After the first round of the presidential election in August, the Electoral Complaints Commission (ECC) discarded up to 1.3 million votes as fraudulent.
When Karzai’s votes came down to the 50 percent required for outright victory, he agreed to a run-off vote set for November 7.
Karzai said a partnership to him was “where Afghan lives are respected, where Afghan property is respected, where the Afghan traditions are respected, where we know the direction we are moving toward.”
The Afghan president has repeatedly questioned efficiency of international troops in dealing with the Taliban in his country during the long notorious war.

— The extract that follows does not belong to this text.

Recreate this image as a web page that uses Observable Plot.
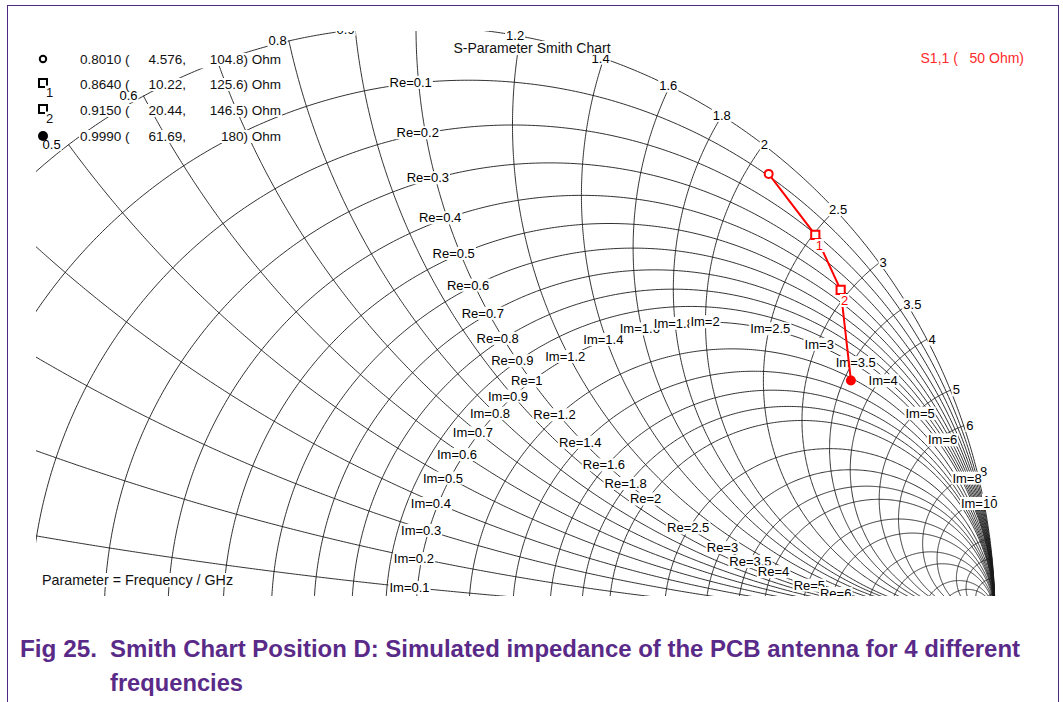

He has been critical of high numbers of civilian deaths in US air strikes and President Barack Obama’s unresolved review of US strategy for the eastern country.
In a daring revelation, Karzai earlier claimed that based on unconfirmed reports, unknown army helicopters have been taking gunmen to northern provinces overnight for about five months.
Later, diplomats, speaking on condition of anonymity, told that the British army has been relocating Taliban insurgents from southern Afghanistan to the north by providing transportation means.
Since the US-led invasion of Afghanistan in 2001, the country has been the scene of a bloodbath of ordinary destitute Afghans as well as international troops.
Washington invaded Afghanistan under the pretext of killing or capturing those who attacked the World Trade Centre in September 11, 2001. The US says the mission that has been pursued with a number of other powerful nations, has so far failed to kill or arrest the main militant commanders.